A description of the experience
Georges Rousseau – The Inflected Voice
To learn to embrace the voice and be soothed by it, as in a lullaby. To learn to sleep through it, as did Count Goldberg of Bach’s 'Goldberg Variations' fame. Nothing else soothed the Count to sleep except music. All else failed. So he commissioned Bach to compose those bejewelled night slumbers conveying him to the Lethe's banks in an age before Xanax and benzedrine and other sleeping tablets. That is, a cult of the expressive voice capable of soothing despair and despondency.
From the biography of Bach by Johann Nikolaus Forkel: Translation from Kirkpatrick (1938).
[For this work] we have to thank the instigation of the former Russian ambassador to the electoral court of Saxony, Count Kaiserling, who often stopped in Leipzig and brought there with him the aforementioned Goldberg, in order to have him given musical instruction by Bach.
The Count was often ill and had sleepless nights. At such times, Goldberg, who lived in his house, had to spend the night in an antechamber, so as to play for him during his insomnia. …
Once the Count mentioned in Bach's presence that he would like to have some clavier pieces for Goldberg, which should be of such a smooth and somewhat lively character that he might be a little cheered up by them in his sleepless nights.
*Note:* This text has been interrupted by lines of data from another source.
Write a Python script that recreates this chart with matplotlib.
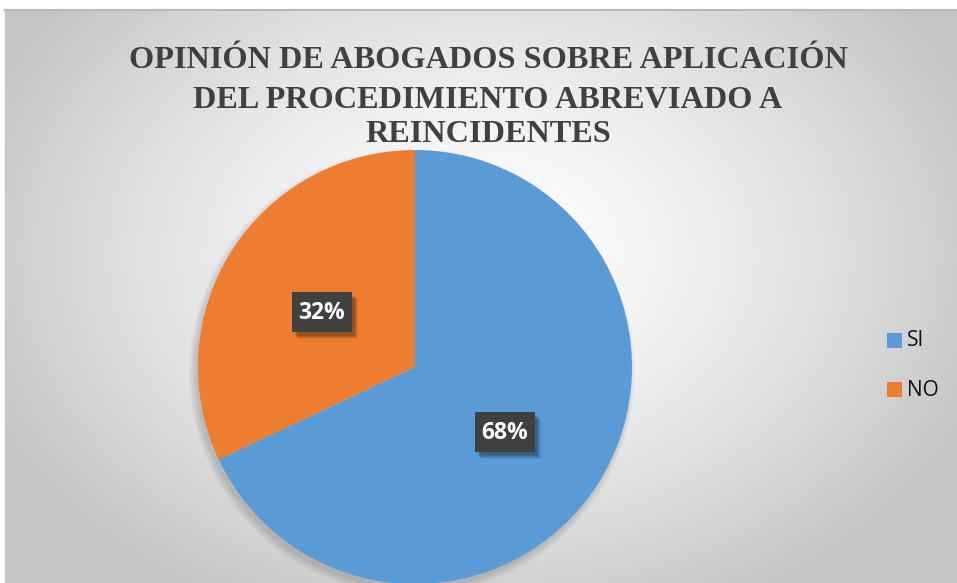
import matplotlib
matplotlib.use("Agg")
import matplotlib.pyplot as plt
import numpy as np
from matplotlib.patches import Rectangle, Circle

# data
categorias = ["SI", "NO"]
porcentajes = [68, 32]
colores = ["#5B9BD5", "#ED7D31"]
titulo = ["OPINIÓN DE ABOGADOS SOBRE APLICACIÓN",
          "DEL PROCEDIMIENTO ABREVIADO A",
          "REINCIDENTES"]

W, H = 957, 583
fig = plt.figure(figsize=(W / 100, H / 100), dpi=100)
fig.patch.set_facecolor("white")

# background with radial gradient (pixel coords, y up)
bg = fig.add_axes([0, 0, 1, 1])
bg.set_xlim(0, W)
bg.set_ylim(0, H)
bg.axis("off")
xx, yy = np.meshgrid(np.linspace(5, W, 400), np.linspace(0, H - 10, 250))
d = np.sqrt(((xx - 480) / 540) ** 2 + ((yy - 330) / 400) ** 2)
d = np.clip(d, 0, 1)
g = 1.0 - 0.23 * d ** 1.4
bg.imshow(np.dstack([g, g, g]), extent=(5, W, 0, H - 10), origin="lower",
          aspect="auto", zorder=0, interpolation="bilinear")
bg.plot([5, W], [H - 10, H - 10], color="#b8b8b8", lw=1.5, zorder=1)
bg.plot([5, 5], [0, H - 10], color="#c8c8c8", lw=1.0, zorder=1)

# title
for linea, ybase in zip(titulo, [515, 475, 441]):
    bg.text(488, ybase, linea, ha="center", va="baseline",
            fontsize=23.2, fontweight="bold", family="Liberation Serif",
            color="#404040", zorder=3)

# pie shadow
cx, cy, r = 415, H - 367, 217
for k in range(8):
    bg.add_patch(Circle((cx - 3, cy - 5), r + 6 - k, color="black",
                        alpha=0.02, lw=0, zorder=2))

# pie
ax = fig.add_axes([(cx - r) / W, (cy - r) / H, 2 * r / W, 2 * r / H])
ax.set_zorder(5)
ax.patch.set_alpha(0)
wedges, _ = ax.pie(porcentajes, colors=colores, startangle=90,
                   counterclock=False, radius=1.0,
                   wedgeprops=dict(linewidth=0))
ax.set_xlim(-1, 1)
ax.set_ylim(-1, 1)
ax.set_aspect("equal")

# data labels with dark boxes and shadow
lab_ax = fig.add_axes([0, 0, 1, 1])
lab_ax.set_zorder(6)
lab_ax.patch.set_alpha(0)
lab_ax.set_xlim(0, W)
lab_ax.set_ylim(0, H)
lab_ax.axis("off")
posiciones = [(505, H - 432), (322, H - 312)]
for p, (px, py) in zip(porcentajes, posiciones):
    bw, bh = 60, 40
    for k in range(6):
        lab_ax.add_patch(Rectangle((px - bw / 2 + 2 + k * 0.8, py - bh / 2 - 3 - k * 0.8),
                                   bw, bh, color="black", alpha=0.07, lw=0))
    lab_ax.add_patch(Rectangle((px - bw / 2, py - bh / 2), bw, bh,
                               color="#404040", lw=0))
    lab_ax.text(px, py - 1, f"{p}%", ha="center", va="center", color="white",
                fontsize=16.5, fontweight="bold", family="Open Sans")

# legend
for cat, col, ly in zip(categorias, colores, [H - 341, H - 390]):
    lab_ax.add_patch(Rectangle((887, ly - 7), 15, 15, color=col, lw=0))
    lab_ax.text(907, ly, cat, ha="left", va="center", fontsize=15,
                family="Open Sans", color="#111111")

fig.savefig("out.png", dpi=100)
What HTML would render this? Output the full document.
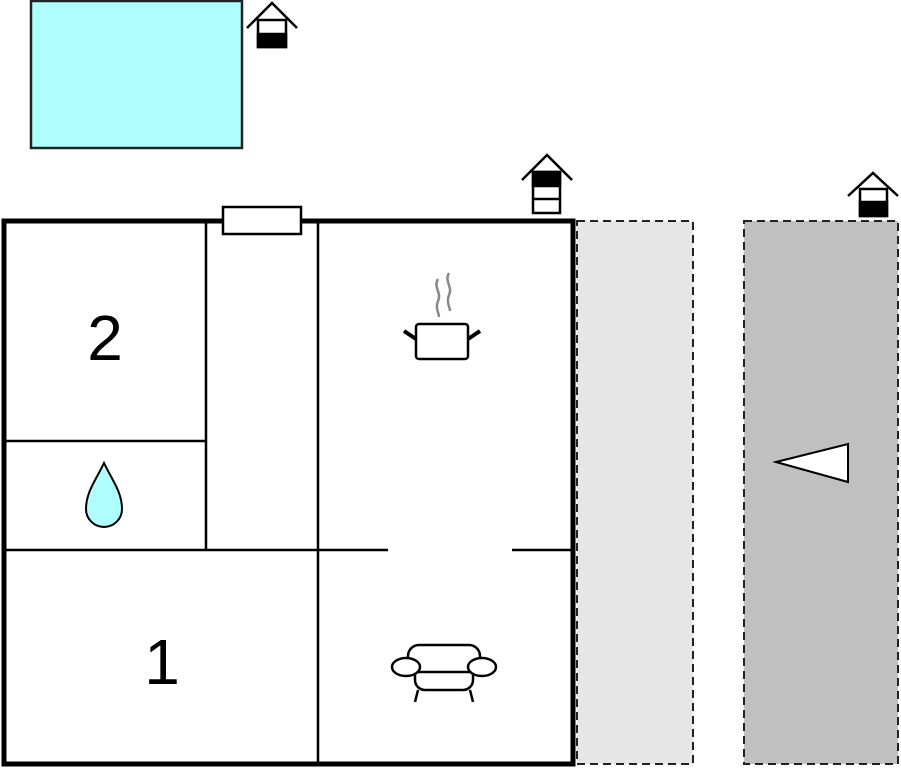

Bach thought himself best able to fulfill this wish by means of Variations, the writing of which he had until then considered an ungrateful task on account of the repeatedly similar harmonic foundation. But since at this time all his works were already models of art, such also these variations became under his hand. Yet he produced only a single work of this kind.
Thereafter the Count always called them his variations. He never tired of them, and for a long time sleepless nights meant: 'Dear Goldberg, do play me one of my variations.' Bach was perhaps never so rewarded for one of his works as for this. The Count presented him with a golden goblet filled with 100 louis-d'or. Nevertheless, even had the gift been a thousand times larger, their artistic value would not yet have been paid for.